You have Welsh-speaking family in Wales, what did they say about you acting in Welsh? And have they helped you learn your lines?
They are really excited about it. My mum is especially excited about it because she’s long been a supporter of the Welsh language and has had a lot of friends who have been involved in the development of the Welsh language. She’s always been very proud of being Welsh herself and living in Wales. She does speak a bit of Welsh so she’s been really thrilled. My niece has been brought up speaking Welsh because of living in Wales and she’s gone to school in Welsh and all her friends speak Welsh – that is normal for her. For her it’s less of a deal that I’m speaking Welsh but she has been the best guide because firstly, she is North Walian and my character is, so everybody else I’m dealing with is in South Walian dialect whereas she is north Walian so she’s looking at the lines of the characters who aren’t my character and saying whhhaat? I don’t understand any of that! That’s been really helpful actually because I’ve been able to see that if you grow up with a language in a certain way, then that’s what you speak. In the early days when I really was at a loss to know what anything meant, she was just brilliant at inventing rhythms and chants and ways to just lock it in so that it would seem more natural. She’s a very talented and able person. Her main line to me when I was panicking and thinking ‘I can’t do this’ was ‘get a grip’! When you get to my age – most of the things that you do in your life you’re pretty competent at. When you go into the kitchen you can cook your dinner. It’s really a horrible feeling of almost vulnerable humiliation when you’re really bad at something. Nobody’s actually judging you but you judge yourself. And so it’s really nice having a family member because you feel less vulnerable making mistakes in front of them. She is 100 per cent supportive and sends me lovely texts all the time.

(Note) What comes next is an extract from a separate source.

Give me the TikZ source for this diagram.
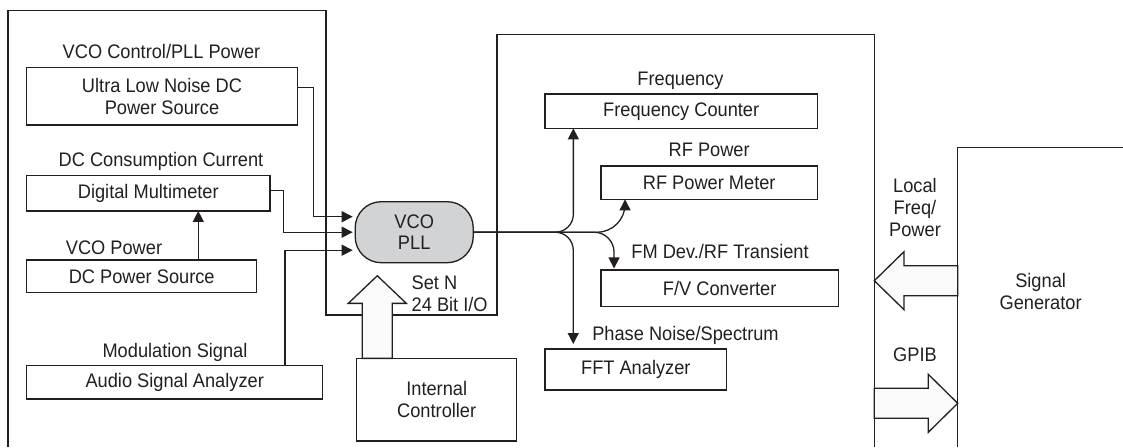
\documentclass[tikz,border=0pt]{standalone}
\usepackage{fontspec}
\setmainfont{Liberation Sans}[FakeStretch=0.93]
\usetikzlibrary{arrows.meta,calc}
\definecolor{ink}{RGB}{35,31,32}
\definecolor{vcogray}{RGB}{209,211,212}
\definecolor{hollow}{RGB}{250,250,250}
\begin{document}
\begin{tikzpicture}[x=1pt,y=-1pt,
  every node/.style={font=\fontsize{19.6pt}{21.7pt}\selectfont, text=ink, inner sep=0pt, outer sep=0pt},
  box/.style={draw=ink, line width=1.3pt, rectangle, align=center},
  lbl/.style={anchor=base, align=center},
  arr/.style={draw=ink, line width=1.3pt, -{Triangle[length=11pt,width=11pt]}},
  wire/.style={draw=ink, line width=1.3pt},
  hollowarrow/.style={draw=ink, line width=1.3pt, fill=hollow, line join=miter}]
\useasboundingbox (0,0) rectangle (1123,447);

% outer frame
\draw[wire] (8,447) -- (8,10.7) -- (326,10.7) -- (326,315) -- (497,315) -- (497,34.3) -- (874.3,34.3) -- (874.3,447);
% signal generator frame
\coordinate (sgc) at (957.7,147.7);
\draw[wire] (sgc |- 0,447) -- (sgc) -- (1123,147.7);

% boxes
\node[box, minimum width=270.6pt, minimum height=57.3pt] (ulnd) at (162,96.3) {Ultra Low Noise DC\\Power Source};
\node[box, minimum width=243.3pt, minimum height=35.3pt] (dmm) at (148.3,193.3) {Digital Multimeter};
\node[box, minimum width=230pt, minimum height=32.7pt] (dcps) at (141.7,276.3) {DC Power Source};
\node[box, minimum width=296pt, minimum height=33.3pt] (asa) at (174.7,382.3) {Audio Signal Analyzer};
\node[box, rounded corners=26pt, fill=vcogray, minimum width=118pt, minimum height=61pt] (vco) at (414.2,232.2) {VCO\\PLL};
\node[box, minimum width=160pt, minimum height=82.7pt] (ic) at (436.7,399.7) {Internal\\Controller};
\node[box, minimum width=272.3pt, minimum height=34.3pt] (fc) at (681.2,111.2) {Frequency Counter};
\node[box, minimum width=216.3pt, minimum height=33.3pt] (rfpm) at (709.2,182.7) {RF Power Meter};
\node[box, minimum width=237.3pt, minimum height=36.7pt] (fv) at (719.7,288.3) {F/V Converter};
\node[box, minimum width=181.7pt, minimum height=41pt] (fft) at (635.8,369.5) {FFT Analyzer};
\node[lbl] (sg) at (1040.6,309.3) {Signal\\Generator};

% labels
\node[lbl] (l1) at (161.5,58.3) {VCO Control/PLL Power};
\node[lbl] (l2) at (161,166.5) {DC Consumption Current};
\node[lbl] (l3) at (114,254.3) {VCO Power};
\node[lbl] (l4) at (175,357.7) {Modulation Signal};
\node[lbl] (l5) at (680.5,85) {Frequency};
\node[lbl] (l6) at (709.2,156.7) {RF Power};
\node[lbl] (l7) at (720,258.3) {FM Dev./RF Transient};
\node[lbl] (l8) at (685.5,340) {Phase Noise/Spectrum};
\node[anchor=base west, align=left] (l9) at (411.7,311) {Set N\\24 Bit I/O};
\node[lbl] (l10) at (915,236) {Local\\Freq/\\Power};
\node[lbl] (l11) at (915,361.7) {GPIB};

% inputs to VCO
\draw[arr] ($(ulnd.east)+(0,-9)$) -| ($(vco.west)+(-42,-15.5)$) -- ($(vco.west)+(-2.5,-15.5)$);
\draw[arr] ($(dmm.east)+(0,-2.6)$) -| ($(vco.west)+(-72,0)$) -- ($(vco.west)+(-2.5,0)$);
\draw[arr] ($(asa.north east)+(-37.7,0)$) |- ($(vco.west)+(-2.5,18)$);
\coordinate (dcpsout) at ($(dcps.north)+(56.6,0)$);
\draw[arr] (dcpsout) -- (dcpsout |- dmm.south);

% outputs from VCO
\draw[arr, rounded corners=18pt] (vco.east) -| ($(fc.south west)+(28.3,0)$);
\draw[arr, rounded corners=28pt] (vco.east) -| ($(rfpm.south west)+(24,0)$);
\draw[arr, rounded corners=20pt] (vco.east) -| ($(fv.north west)+(13,-1.5)$);
\draw[arr, rounded corners=18pt] (vco.east) -| ($(fft.north west)+(28.3,-5)$);

% hollow arrows
\coordinate (ua) at ($(ic.north west)+(20.6,0)$);
\draw[hollowarrow] ($(ua)+(-15,0)$) -- ($(ua)+(-15,-55)$) -- ($(ua)+(-29,-55)$) -- ($(ua)+(0,-82.6)$) -- ($(ua)+(29,-55)$) -- ($(ua)+(15,-55)$) -- ($(ua)+(15,0)$) -- cycle;
\coordinate (la) at (sgc |- 0,280.7);
\draw[hollowarrow] ($(la)+(0,-15)$) -- ($(la)+(-53.7,-15)$) -- ($(la)+(-53.7,-29)$) -- ($(la)+(-83.4,0)$) -- ($(la)+(-53.7,29)$) -- ($(la)+(-53.7,15)$) -- ($(la)+(0,15)$) -- cycle;
\coordinate (ra) at (874.3,403.3);
\draw[hollowarrow] ($(ra)+(0,-15)$) -- ($(ra)+(54,-15)$) -- ($(ra)+(54,-29)$) -- ($(ra)+(83.4,0)$) -- ($(ra)+(54,29)$) -- ($(ra)+(54,15)$) -- ($(ra)+(0,15)$) -- cycle;
\end{tikzpicture}
\end{document}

You grew up in Wales – did this help you in the role of Sharon Roberts?
I think that the primary starting point is that I was brought up and educated in Wales. At my school, Howell’s School Denbigh, we sang in Welsh and a lot that we did was in Welsh like assemblies, church services – those sort of formal events had a lot of Welsh in them. I had a lot of close friends who were Welsh speaking, so growing up around that helped. I think if you really came to it from zero, and you just saw the words and the letters and you didn’t know how to unpick them into the Welsh alphabet, I think that would be another stage again from what I’ve had to do, from what my challenge has been.